Goal:
Filter these entries so that only lines with the word "this" remain.

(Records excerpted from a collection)
########################################
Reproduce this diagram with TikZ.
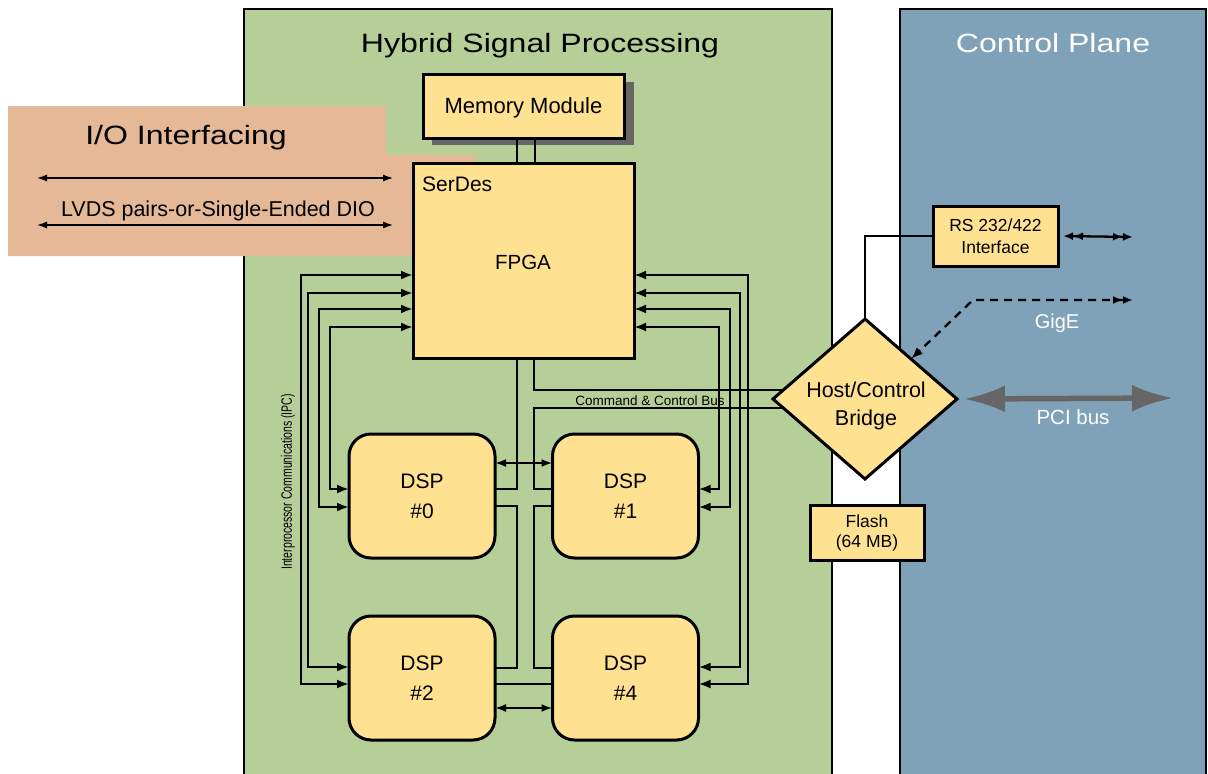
\documentclass[tikz,border=0pt]{standalone}
\usepackage{fontspec}
\setmainfont{Liberation Sans}
\newfontfamily\titlefont[FakeStretch=1.21]{Liberation Sans}
\usetikzlibrary{arrows.meta,shapes.geometric}
\definecolor{panelgreen}{HTML}{B6CF99}
\definecolor{panelblue}{HTML}{7FA2B8}
\definecolor{iosalmon}{HTML}{E5B997}
\definecolor{boxyellow}{HTML}{FFE192}
\definecolor{shadowgray}{HTML}{666666}
\begin{document}
\begin{tikzpicture}[x=1pt,y=-1pt,
  panel/.style={draw=black,line width=2.8pt},
  box/.style={draw=black,line width=3pt,fill=boxyellow,inner sep=0pt,outer sep=0pt,align=center},
  dspbox/.style={box,rounded corners=22pt,minimum width=146pt,minimum height=124pt,font=\fontsize{21}{30}\selectfont},
  wire/.style={line width=2.8pt},
  ipc/.style={wire,{Latex[length=12pt,width=9pt]}-{Latex[length=12pt,width=9pt]}},
  twoway/.style={wire,{Latex[length=11pt,width=8pt]}-{Latex[length=11pt,width=8pt]}},
  iowire/.style={line width=2.2pt,{Latex[length=11pt,width=7pt]}-{Latex[length=11pt,width=7pt]}},
  titletext/.style={font=\titlefont\fontsize{26.5}{30}\selectfont,anchor=base,inner sep=0pt},
  whitetext/.style={text=white,anchor=base,inner sep=0pt}
]
\useasboundingbox (0,0) rectangle (1208,774);
\clip (0,0) rectangle (1208,774);

% panels
\path[panel,fill=panelgreen] (244,9) rectangle (832,790);
\path[panel,fill=panelblue] (900,9) rectangle (1206,790);
\fill[iosalmon] (8,106) -- (386,106) -- (386,155) -- (475,155) -- (475,256) -- (8,256) -- cycle;

\node[titletext] (hsptitle) at (540,52) {Hybrid Signal Processing};
\node[titletext,text=white] (cptitle) at (1053,52) {Control Plane};
\node[titletext] (iotitle) at (186,144) {I/O Interfacing};

% I/O arrows
\coordinate (ioL1) at (36,178);
\coordinate (ioR1) at (394,178);
\coordinate (ioL2) at (36,225);
\coordinate (ioR2) at (394,225);
\draw[iowire] (ioL1) -- (ioR1);
\draw[iowire] (ioL2) -- (ioR2);
\node[anchor=base,inner sep=0pt,font=\fontsize{21.5}{25}\selectfont] (lvds) at (218,216) {LVDS pairs-or-Single-Ended DIO};

% memory module with shadow
\fill[shadowgray] (432,82) rectangle (634,145);
\node[box,minimum width=201pt,minimum height=64pt,font=\fontsize{22}{26}\selectfont,text depth=0pt] (mem) at (523.5,106) {Memory Module};

% FPGA
\node[box,minimum width=221pt,minimum height=195pt] (fpga) at (523.5,260.5) {};
\node[anchor=west,inner sep=0pt,font=\fontsize{21}{25}\selectfont] (serdes) at (422,184) {SerDes};
\node[inner sep=0pt,font=\fontsize{20.5}{25}\selectfont] (fpgatxt) at (523,262) {FPGA};

\draw[wire] (mem.south -| 517,0) -- (fpga.north -| 517,0);
\draw[wire] (mem.south -| 535,0) -- (fpga.north -| 535,0);

% DSPs
\node[dspbox] (dsp0) at (422,496) {DSP\\\#0};
\node[dspbox] (dsp1) at (625.5,496) {DSP\\\#1};
\node[dspbox] (dsp2) at (422,678) {DSP\\\#2};
\node[dspbox] (dsp4) at (625.5,678) {DSP\\\#4};

% bridge
\node[draw=black,line width=3pt,fill=boxyellow,diamond,minimum width=184pt,minimum height=160pt,inner sep=0pt,outer sep=0pt] (bridge) at (865,399) {};
\node[inner sep=0pt,align=center,font=\fontsize{21.5}{28}\selectfont] (bridgetxt) at (866,406) {Host/Control\\Bridge};

% RS and flash
\node[box,minimum width=125pt,minimum height=60pt,font=\fontsize{17.5}{22}\selectfont] (rs) at (995.5,236) {RS 232/422\\Interface};
\node[box,minimum width=114pt,minimum height=55pt,font=\fontsize{17.5}{20}\selectfont] (flash) at (867,532.5) {Flash\\(64 MB)};

% channel / command bus
\draw[wire] (fpga.south -| 517,0) |- (dsp0.east |- 0,489);
\draw[wire] (fpga.south -| 534,0) |- ([shift={(10.4,-9)}]bridge.west);
\draw[wire] ([shift={(10.4,9)}]bridge.west) -| (534,489) -- (dsp1.west |- 0,489);
\draw[wire] (dsp0.east |- 0,506) -| (517,668) -- (dsp2.east |- 0,668);
\draw[wire] (dsp1.west |- 0,506) -| (534,668) -- (dsp4.west |- 0,668);
\draw[wire] (dsp2.east |- 0,684) -- (dsp4.west |- 0,684);
\node[anchor=base,inner sep=0pt,font=\fontsize{13.5}{15}\selectfont] (cmdbus) at (650,405) {Command \& Control Bus};

\draw[twoway] (dsp0.east |- 0,463) -- (dsp1.west |- 0,463);
\draw[twoway] (dsp2.east |- 0,708) -- (dsp4.west |- 0,708);

% IPC left
\draw[ipc] (dsp2.west |- 0,684) -| (301,275) -- (fpga.west |- 0,275);
\draw[ipc] (dsp2.west |- 0,667) -| (308,293) -- (fpga.west |- 0,293);
\draw[ipc] (dsp0.west |- 0,507) -| (319,309) -- (fpga.west |- 0,309);
\draw[ipc] (dsp0.west |- 0,489) -| (330,327) -- (fpga.west |- 0,327);
% IPC right
\draw[ipc] (dsp4.east |- 0,684) -| (748,275) -- (fpga.east |- 0,275);
\draw[ipc] (dsp4.east |- 0,667) -| (740,293) -- (fpga.east |- 0,293);
\draw[ipc] (dsp1.east |- 0,507) -| (730,309) -- (fpga.east |- 0,309);
\draw[ipc] (dsp1.east |- 0,489) -| (719,327) -- (fpga.east |- 0,327);

\node[rotate=90,inner sep=0pt,font=\fontsize{15}{17}\selectfont] (ipclabel) at (288,482) {\scalebox{0.7}[1]{Interprocessor Communications (IPC)}};

% control plane links
\draw[line width=2.3pt] (bridge.north) |- (rs.west);
\coordinate (rsR) at (1133,237);
\draw[line width=2.3pt,{Latex[length=10pt,width=8pt] Latex[length=10pt,width=8pt]}-{Latex[length=10pt,width=8pt] Latex[length=10pt,width=8pt]}] ([xshift=5pt]rs.east) -- (rsR);
\coordinate (gigR) at (1133,300);
\coordinate (gigK) at (973,300);
\draw[line width=2.3pt,dash pattern=on 8pt off 6pt,{Latex[length=10pt,width=8pt] Latex[length=10pt,width=8pt]}-{Latex[length=12pt,width=9pt]}] (gigR) -- (gigK) -- (bridge.north east);
\node[whitetext,font=\fontsize{20}{24}\selectfont] (gige) at (1057,328) {GigE};

\coordinate (pciR) at (1173,398);
\draw[draw=shadowgray,line width=5.5pt,{Latex[length=41pt,width=27pt]}-{Latex[length=41pt,width=27pt]}] ([xshift=7pt]bridge.east) -- (pciR);
\node[whitetext,font=\fontsize{20.5}{24}\selectfont] (pci) at (1073,424) {PCI bus};
\end{tikzpicture}
\end{document}
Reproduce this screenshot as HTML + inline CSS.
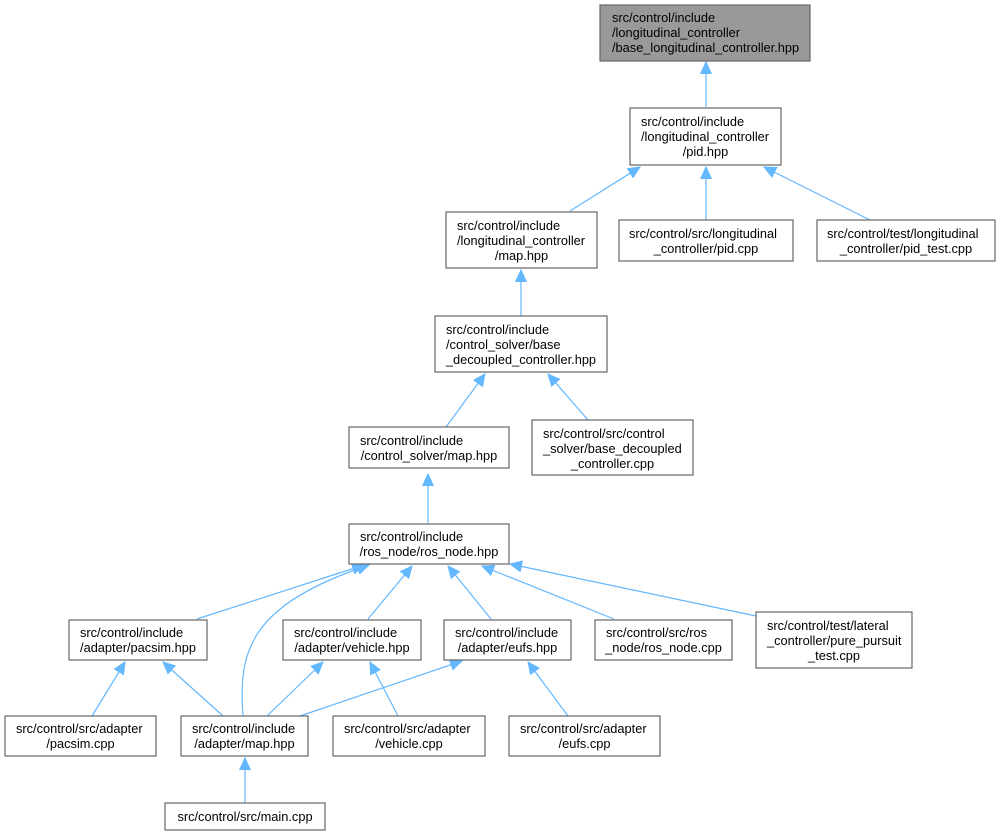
<!DOCTYPE html>
<html><head><meta charset="utf-8"><style>
html,body{margin:0;padding:0;background:#fff;}
svg{display:block;}
text{font-family:"Liberation Sans",Helvetica,Arial,sans-serif;font-size:12.8px;fill:#000;}
.b{fill:#fff;stroke:#666;stroke-width:1.2;}
.e{stroke:#63b8ff;stroke-width:1.2;fill:none;marker-end:url(#a);}
</style></head><body>
<svg width="1000" height="836" viewBox="0 0 1000 836" xmlns="http://www.w3.org/2000/svg">
<defs><marker id="a" markerWidth="14" markerHeight="12" refX="12" refY="6" orient="auto" markerUnits="userSpaceOnUse"><path d="M0,0.5 L12,6 L0,11.5 Z" fill="#63b8ff" stroke="#63b8ff"/></marker></defs>

<line class="e" x1="706" y1="107" x2="706" y2="62"/>
<line class="e" x1="570" y1="211" x2="640" y2="167"/>
<line class="e" x1="706" y1="220" x2="706" y2="167"/>
<line class="e" x1="870" y1="220" x2="764" y2="167"/>
<line class="e" x1="521" y1="316" x2="521" y2="270"/>
<line class="e" x1="446" y1="427" x2="485" y2="374"/>
<line class="e" x1="588" y1="420" x2="548" y2="374"/>
<line class="e" x1="428" y1="523" x2="428" y2="474"/>
<line class="e" x1="197" y1="619" x2="364" y2="565"/>
<path class="e" d="M243,716 C238,650 250,605 369,565"/>
<line class="e" x1="368" y1="619" x2="412" y2="566"/>
<line class="e" x1="491" y1="619" x2="448" y2="566"/>
<line class="e" x1="614" y1="619" x2="482" y2="566"/>
<line class="e" x1="756" y1="616" x2="510" y2="564"/>
<line class="e" x1="92" y1="716" x2="125" y2="662"/>
<line class="e" x1="223" y1="716" x2="163" y2="662"/>
<line class="e" x1="267" y1="716" x2="323" y2="662"/>
<line class="e" x1="398" y1="716" x2="370" y2="662"/>
<line class="e" x1="300" y1="716" x2="462" y2="661"/>
<line class="e" x1="568" y1="716" x2="528" y2="662"/>
<line class="e" x1="245" y1="803" x2="245" y2="758"/>

<rect x="600" y="5" width="210" height="56" style="fill:#999;stroke:#666;stroke-width:1.2"/>
<text x="612" y="22">src/control/include</text><text x="612" y="37">/longitudinal_controller</text><text x="612" y="52">/base_longitudinal_controller.hpp</text>

<rect class="b" x="630" y="108" width="151" height="57"/>
<text x="641" y="126">src/control/include</text><text x="641" y="141">/longitudinal_controller</text><text x="705.5" y="156" text-anchor="middle">/pid.hpp</text>

<rect class="b" x="446" y="212" width="151" height="56"/>
<text x="457" y="230">src/control/include</text><text x="457" y="245">/longitudinal_controller</text><text x="521.5" y="260" text-anchor="middle">/map.hpp</text>

<rect class="b" x="619" y="220" width="174" height="41"/>
<text x="629" y="238">src/control/src/longitudinal</text><text x="706" y="253" text-anchor="middle">_controller/pid.cpp</text>

<rect class="b" x="817" y="220" width="178" height="41"/>
<text x="827" y="238">src/control/test/longitudinal</text><text x="906" y="253" text-anchor="middle">_controller/pid_test.cpp</text>

<rect class="b" x="435" y="316" width="172" height="56"/>
<text x="446" y="334">src/control/include</text><text x="446" y="349">/control_solver/base</text><text x="521" y="364" text-anchor="middle">_decoupled_controller.hpp</text>

<rect class="b" x="349" y="427" width="160" height="41"/>
<text x="360" y="445">src/control/include</text><text x="429" y="460" text-anchor="middle">/control_solver/map.hpp</text>

<rect class="b" x="532" y="420" width="161" height="55"/>
<text x="543" y="438">src/control/src/control</text><text x="543" y="453">_solver/base_decoupled</text><text x="612.5" y="468" text-anchor="middle">_controller.cpp</text>

<rect class="b" x="349" y="524" width="160" height="40"/>
<text x="360" y="541">src/control/include</text><text x="429" y="556" text-anchor="middle">/ros_node/ros_node.hpp</text>

<rect class="b" x="69" y="620" width="138" height="40"/>
<text x="80" y="637">src/control/include</text><text x="138" y="652" text-anchor="middle">/adapter/pacsim.hpp</text>

<rect class="b" x="283" y="620" width="138" height="40"/>
<text x="294" y="637">src/control/include</text><text x="352" y="652" text-anchor="middle">/adapter/vehicle.hpp</text>

<rect class="b" x="444" y="620" width="127" height="40"/>
<text x="455" y="637">src/control/include</text><text x="507.5" y="652" text-anchor="middle">/adapter/eufs.hpp</text>

<rect class="b" x="595" y="620" width="137" height="40"/>
<text x="606" y="637">src/control/src/ros</text><text x="663.5" y="652" text-anchor="middle">_node/ros_node.cpp</text>

<rect class="b" x="756" y="612" width="156" height="56"/>
<text x="767" y="630">src/control/test/lateral</text><text x="767" y="645">_controller/pure_pursuit</text><text x="834" y="660" text-anchor="middle">_test.cpp</text>

<rect class="b" x="5" y="716" width="151" height="40"/>
<text x="16" y="733">src/control/src/adapter</text><text x="80.5" y="748" text-anchor="middle">/pacsim.cpp</text>

<rect class="b" x="181" y="716" width="127" height="40"/>
<text x="192" y="733">src/control/include</text><text x="244.5" y="748" text-anchor="middle">/adapter/map.hpp</text>

<rect class="b" x="333" y="716" width="152" height="40"/>
<text x="344" y="733">src/control/src/adapter</text><text x="409" y="748" text-anchor="middle">/vehicle.cpp</text>

<rect class="b" x="509" y="716" width="151" height="40"/>
<text x="520" y="733">src/control/src/adapter</text><text x="584.5" y="748" text-anchor="middle">/eufs.cpp</text>

<rect class="b" x="165" y="803" width="160" height="27"/>
<text x="245" y="821" text-anchor="middle">src/control/src/main.cpp</text>
</svg>
</body></html>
########################################
Task solution:
Reproduce this diagram with TikZ.
Reproduce this screenshot as HTML + inline CSS.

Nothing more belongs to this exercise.